Alcuni interrogativi
Durante la conferenza stampa il dirigente scolastico dell’ITIS Majorana, prof. De Rosa, ha messo giustamente l’accento sul fatto che progetti come quello che stiamo descrivendo richiedono professionalità particolari e ha rivolto un appello perché si lavori nella direzione di una loro diffusione, prerequisito indispensabile a che il progetto possa replicarsi e estendersi in altre unità scolastiche, qualora i suoi risultati dimostrino che l’uso del computer è davvero vantaggioso, considerato che alla prova dei fatti vi possono essere campi di conoscenza in cui e soggetti per cui il carico cognitivo implicato dall’uso delle tecnologie si rivela invece eccessivo e controproducente – elemento che, se accertato, avrebbe a sua volta di grande interesse. In questa chiave, vanno messe in previsione anche altre possibili criticità. Chi ipotizza un passaggio immediato dal riassunto cartaceo a quello digitale, non si è mai chiesto quanto tempo sarà necessario perché i bambini acquisiscano un'autonomia e una velocità d'uso della tastiera tali da consentire loro di scrivere i loro pensieri senza penalizzarli.
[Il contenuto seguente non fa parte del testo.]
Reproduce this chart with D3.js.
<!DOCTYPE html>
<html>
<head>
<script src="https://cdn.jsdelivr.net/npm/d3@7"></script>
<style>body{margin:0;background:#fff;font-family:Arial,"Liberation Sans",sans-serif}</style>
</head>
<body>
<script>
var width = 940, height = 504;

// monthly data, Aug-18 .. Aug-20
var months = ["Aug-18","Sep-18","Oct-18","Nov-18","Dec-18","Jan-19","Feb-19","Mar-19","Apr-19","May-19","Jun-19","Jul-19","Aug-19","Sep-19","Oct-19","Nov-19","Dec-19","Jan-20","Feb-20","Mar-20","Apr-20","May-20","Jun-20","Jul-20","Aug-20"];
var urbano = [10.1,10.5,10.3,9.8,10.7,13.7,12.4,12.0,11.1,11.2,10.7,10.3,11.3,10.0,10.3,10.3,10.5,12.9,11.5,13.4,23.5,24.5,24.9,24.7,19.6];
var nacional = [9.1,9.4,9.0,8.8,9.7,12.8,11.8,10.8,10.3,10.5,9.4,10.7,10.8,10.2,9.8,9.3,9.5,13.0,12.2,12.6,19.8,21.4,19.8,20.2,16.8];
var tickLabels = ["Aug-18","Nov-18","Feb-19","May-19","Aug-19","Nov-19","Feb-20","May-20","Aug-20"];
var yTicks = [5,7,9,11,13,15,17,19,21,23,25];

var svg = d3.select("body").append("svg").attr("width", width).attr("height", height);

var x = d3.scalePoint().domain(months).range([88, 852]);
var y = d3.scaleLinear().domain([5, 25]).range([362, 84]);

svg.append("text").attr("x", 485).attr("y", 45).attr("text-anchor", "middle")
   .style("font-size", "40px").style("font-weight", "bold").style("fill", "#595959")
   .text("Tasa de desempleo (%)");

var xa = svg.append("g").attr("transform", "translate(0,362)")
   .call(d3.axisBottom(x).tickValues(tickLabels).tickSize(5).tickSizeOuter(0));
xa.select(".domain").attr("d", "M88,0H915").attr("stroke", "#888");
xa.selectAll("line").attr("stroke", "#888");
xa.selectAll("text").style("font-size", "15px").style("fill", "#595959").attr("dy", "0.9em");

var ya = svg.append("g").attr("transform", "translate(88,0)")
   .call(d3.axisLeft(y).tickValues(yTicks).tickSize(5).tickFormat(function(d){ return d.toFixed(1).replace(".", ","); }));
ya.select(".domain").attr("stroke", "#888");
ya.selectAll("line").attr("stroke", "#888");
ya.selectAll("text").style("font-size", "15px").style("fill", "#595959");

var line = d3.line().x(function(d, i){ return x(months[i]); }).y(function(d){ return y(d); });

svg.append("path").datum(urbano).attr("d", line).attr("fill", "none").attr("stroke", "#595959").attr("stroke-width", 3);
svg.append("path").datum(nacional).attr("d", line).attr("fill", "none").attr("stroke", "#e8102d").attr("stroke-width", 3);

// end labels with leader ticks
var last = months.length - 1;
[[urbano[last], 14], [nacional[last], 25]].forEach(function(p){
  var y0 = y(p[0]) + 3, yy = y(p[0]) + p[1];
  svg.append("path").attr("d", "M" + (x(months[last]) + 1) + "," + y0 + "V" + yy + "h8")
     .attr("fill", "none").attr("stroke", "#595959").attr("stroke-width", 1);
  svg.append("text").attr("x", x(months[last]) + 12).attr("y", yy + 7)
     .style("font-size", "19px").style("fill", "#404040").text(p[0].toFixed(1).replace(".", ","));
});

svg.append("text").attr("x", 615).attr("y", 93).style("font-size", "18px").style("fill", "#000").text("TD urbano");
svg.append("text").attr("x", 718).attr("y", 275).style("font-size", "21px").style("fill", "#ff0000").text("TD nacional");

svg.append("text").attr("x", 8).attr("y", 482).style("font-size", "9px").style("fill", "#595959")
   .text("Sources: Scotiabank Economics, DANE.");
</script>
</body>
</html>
Abituati dall'esperienza didattica tradizionale a produrre mediante matite, penne, gomme e fogli di carta oggetti dotati di piena materialità e per ciò stesso separati tra loro in modo molto netto e facilmente distinguibili gli uni dagli altri, gli alunni delle tre classi della sperimentazione si troveranno di fronte a un "oggetto unico e totalizzante". Come si comporterà il primo bambino che perderà tutto il lavoro perché si sarà dimenticato di salvarlo? Più in generale, come reagiranno gli scolari nel misurarsi con il computer come sommatoria virtuale dei materiali scolastici? Può essere - anzi, me lo auguro - che si tratti di preoccupazioni eccessive; in ogni caso dovranno essere prodotte ipotesi didattiche molto attente che indichino in modo analitico con precisione e cautela quali sono i valori aggiunti presunti e i risultati attesi. E dovrà essere condotto un monitoraggio costante e ben documentato a cui questa rubrica presterà la dovuta attenzione.